[Bug Report] nvme-cli fails re-formatting NVMe namespace
Nilay Shroff
nilay at linux.ibm.com
Tue Mar 19 22:53:27 PDT 2024
On 3/20/24 07:49, Christoph Hellwig wrote:
> Can you try this patch instead?
>
> diff --git a/drivers/nvme/host/core.c b/drivers/nvme/host/core.c
> index 00864a63447099..4bac54d4e0015b 100644
> --- a/drivers/nvme/host/core.c
> +++ b/drivers/nvme/host/core.c
> @@ -2204,6 +2204,7 @@ static int nvme_update_ns_info(struct nvme_ns *ns, struct nvme_ns_info *info)
> }
>
> if (!ret && nvme_ns_head_multipath(ns->head)) {
> + struct queue_limits *ns_lim = &ns->disk->queue->limits;
> struct queue_limits lim;
>
> blk_mq_freeze_queue(ns->head->disk->queue);
> @@ -2215,7 +2216,26 @@ static int nvme_update_ns_info(struct nvme_ns *ns, struct nvme_ns_info *info)
> set_disk_ro(ns->head->disk, nvme_ns_is_readonly(ns, info));
> nvme_mpath_revalidate_paths(ns);
>
> + /*
> + * queue_limits mixes values that are the hardware limitations
> + * for bio splitting with what is the device configuration.
> + *
> + * For NVMe the device configuration can change after e.g. a
> + * Format command, and we really want to pick up the new format
> + * value here. But we must still stack the queue limits to the
> + * least common denominator for multipathing to split the bios
> + * properly.
> + *
> + * To work around this, we explicitly set the device
> + * configuration to those that we just queried, but only stack
> + * the splitting limits in to make sure we still obey possibly
> + * lower limitations of other controllers.
> + */
> lim = queue_limits_start_update(ns->head->disk->queue);
> + lim.logical_block_size = ns_lim->logical_block_size;
> + lim.physical_block_size = ns_lim->physical_block_size;
> + lim.io_min = ns_lim->io_min;
> + lim.io_opt = ns_lim->io_opt;
> queue_limits_stack_bdev(&lim, ns->disk->part0, 0,
> ns->head->disk->disk_name);
> ret = queue_limits_commit_update(ns->head->disk->queue, &lim);
>
I have just tested the above patch and it's working as expected. With the above patch,
I don't see any issue formatting the NVMe disk with block-size of 512. Looks good to me.
Thanks,
--Nilay
PS: For reference, please find below test result obtained using the above patch.

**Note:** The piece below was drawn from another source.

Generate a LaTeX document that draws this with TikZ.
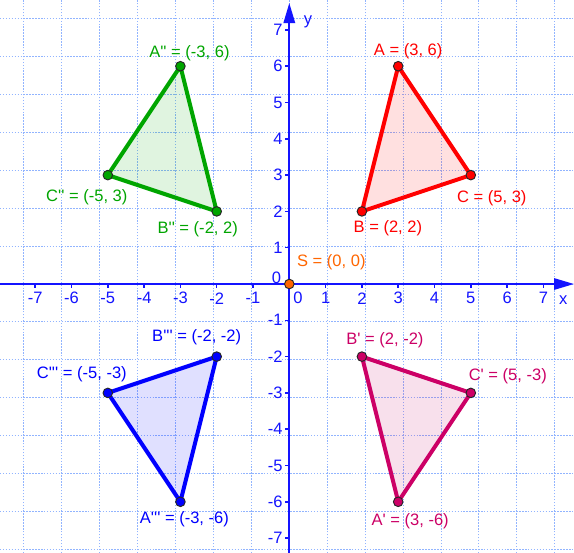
\documentclass[tikz,border=0pt]{standalone}
\usepackage{fontspec}
\newfontfamily\gfont{Liberation Sans}
\usetikzlibrary{arrows.meta}
\definecolor{gridc}{RGB}{145,180,255}
\definecolor{axisc}{RGB}{20,20,255}
\definecolor{redc}{RGB}{255,0,0}
\definecolor{greenc}{RGB}{0,165,0}
\definecolor{bluec}{RGB}{0,0,255}
\definecolor{magc}{RGB}{204,0,102}
\definecolor{orangec}{RGB}{255,102,0}
\begin{document}
\begin{tikzpicture}[x=27.225pt,y=27.225pt,
  font={\gfont\fontsize{12.4pt}{14pt}\selectfont},
  gridline/.style={gridc, line width=0.75pt, dash pattern=on 1.1pt off 1.1pt},
  axisline/.style={axisc, line width=1.5pt},
  tickline/.style={axisc, line width=1.1pt},
  tri/.style={line width=3pt, line join=round},
  trifill/.style={fill opacity=0.12},
  ptmark/.style={circle, inner sep=0pt, minimum size=7.2pt, draw=black!85, line width=0.7pt},
  lab/.style={inner sep=0pt, anchor=center},
  ticklab/.style={text=axisc, inner sep=0pt}
]
\useasboundingbox (-7.970,-7.410) rectangle (7.843,7.824);
\fill[white] (-7.970,-7.410) rectangle (7.843,7.824);
% grid
\draw[gridline] (-7.970,-7.410) grid (7.843,7.824);

% points
\coordinate (A) at (3,6);
\coordinate (B) at (2,2);
\coordinate (C) at (5,3);
\coordinate (A1) at (3,-6);
\coordinate (B1) at (2,-2);
\coordinate (C1) at (5,-3);
\coordinate (A2) at (-3,6);
\coordinate (B2) at (-2,2);
\coordinate (C2) at (-5,3);
\coordinate (A3) at (-3,-6);
\coordinate (B3) at (-2,-2);
\coordinate (C3) at (-5,-3);
\coordinate (S) at (0,0);

% axes
\draw[axisline, -{Triangle[length=15pt,width=8.5pt]}] (-7.970,0) -- (7.843,0);
\draw[axisline, -{Triangle[length=15pt,width=8.5pt]}] (0,-7.410) -- (0,7.741);
\foreach \i in {-7,...,-1,1,2,...,7}{
  \draw[tickline] (\i,0) -- ++(0,-3.2pt);
  \draw[tickline] (0,\i) -- ++(-3.2pt,0);
  \node[ticklab, yshift=-10.7pt] (xl\i) at (\i,0) {\i};
  \node[ticklab, anchor=east, xshift=-4.8pt] (yl\i) at (0,\i) {\i};
}
\node[ticklab, xshift=6.5pt, yshift=-10.7pt] (xl0) at (0,0) {0};
\node[ticklab, anchor=east, xshift=-5.9pt, yshift=4.9pt] (yl0) at (0,0) {0};
\node[ticklab] (xlab) at (7.548,-0.441) {x};
\node[ticklab] (ylab) at (0.515,7.226) {y};

% triangles
\fill[redc, trifill] (A) -- (B) -- (C) -- cycle;
\draw[tri, redc] (A) -- (B) -- (C) -- cycle;
\fill[magc, trifill] (A1) -- (B1) -- (C1) -- cycle;
\draw[tri, magc] (A1) -- (B1) -- (C1) -- cycle;
\fill[greenc, trifill] (A2) -- (B2) -- (C2) -- cycle;
\draw[tri, greenc] (A2) -- (B2) -- (C2) -- cycle;
\fill[bluec, trifill] (A3) -- (B3) -- (C3) -- cycle;
\draw[tri, bluec] (A3) -- (B3) -- (C3) -- cycle;

% point marks
\foreach \p in {A,B,C}{\node[ptmark, fill=redc] (p\p) at (\p) {};}
\foreach \p in {A1,B1,C1}{\node[ptmark, fill=magc] (p\p) at (\p) {};}
\foreach \p in {A2,B2,C2}{\node[ptmark, fill=greenc] (p\p) at (\p) {};}
\foreach \p in {A3,B3,C3}{\node[ptmark, fill=bluec] (p\p) at (\p) {};}
\node[ptmark, fill=orangec] (pS) at (S) {};

% labels
\node[lab, text=redc, xshift=7.5pt, yshift=11.25pt] (lA) at (A) {A = (3, 6)};
\node[lab, text=redc, xshift=19.5pt, yshift=-12.75pt] (lB) at (B) {B = (2, 2)};
\node[lab, text=redc, xshift=15.75pt, yshift=-17.25pt] (lC) at (C) {C = (5, 3)};

\node[lab, text=greenc, xshift=6.75pt, yshift=9.75pt] (lA2) at (A2) {A'' = (-3, 6)};
\node[lab, text=greenc, xshift=-15.75pt, yshift=-16.5pt] (lC2) at (C2) {C'' = (-5, 3)};
\node[lab, text=greenc, xshift=-14.25pt, yshift=-13.5pt] (lB2) at (B2) {B'' = (-2, 2)};

\node[lab, text=bluec, xshift=-15pt, yshift=14.25pt] (lB3) at (B3) {B''' = (-2, -2)};
\node[lab, text=bluec, xshift=-19.5pt, yshift=14.25pt] (lC3) at (C3) {C''' = (-5, -3)};
\node[lab, text=bluec, xshift=3pt, yshift=-12.75pt] (lA3) at (A3) {A''' = (-3, -6)};

\node[lab, text=magc, xshift=17.25pt, yshift=12pt] (lB1) at (B1) {B' = (2, -2)};
\node[lab, text=magc, xshift=27.75pt, yshift=12.75pt] (lC1) at (C1) {C' = (5, -3)};
\node[lab, text=magc, xshift=9pt, yshift=-14.25pt] (lA1) at (A1) {A' = (3, -6)};

\node[lab, text=orangec, xshift=31.5pt, yshift=16.5pt] (lS) at (S) {S = (0, 0)};
\end{tikzpicture}
\end{document}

--------------------------------------------------------------------------------
# lspci
0018:01:00.0 Non-Volatile memory controller: Samsung Electronics Co Ltd NVMe SSD Controller PM173X
# nvme list
Node Generic SN Model Namespace Usage Format FW Rev
--------------------- --------------------- -------------------- ---------------------------------------- ---------- -------------------------- ---------------- --------
/dev/nvme0n1 /dev/ng0n1 S6EUNA0R500358 1.6TB NVMe Gen4 U.2 SSD 0x1 1.60 TB / 1.60 TB 4 KiB + 0 B REV.SN49
# nvme id-ns /dev/nvme0n1 -H
NVME Identify Namespace 1:
nsze : 0xba4d4ab0
ncap : 0xba4d4ab0
nuse : 0xba4d4ab0
nsfeat : 0
[4:4] : 0 NPWG, NPWA, NPDG, NPDA, and NOWS are Not Supported
[3:3] : 0 NGUID and EUI64 fields if non-zero, Reused
[2:2] : 0 Deallocated or Unwritten Logical Block error Not Supported
[1:1] : 0 Namespace uses AWUN, AWUPF, and ACWU
[0:0] : 0 Thin Provisioning Not Supported
<snip>
<snip>
nlbaf : 4
flbas : 0
[6:5] : 0 Most significant 2 bits of Current LBA Format Selected
[4:4] : 0 Metadata Transferred in Separate Contiguous Buffer
[3:0] : 0 Least significant 4 bits of Current LBA Format Selected
<snip>
<snip>
LBA Format 0 : Metadata Size: 0 bytes - Data Size: 4096 bytes - Relative Performance: 0 Best (in use)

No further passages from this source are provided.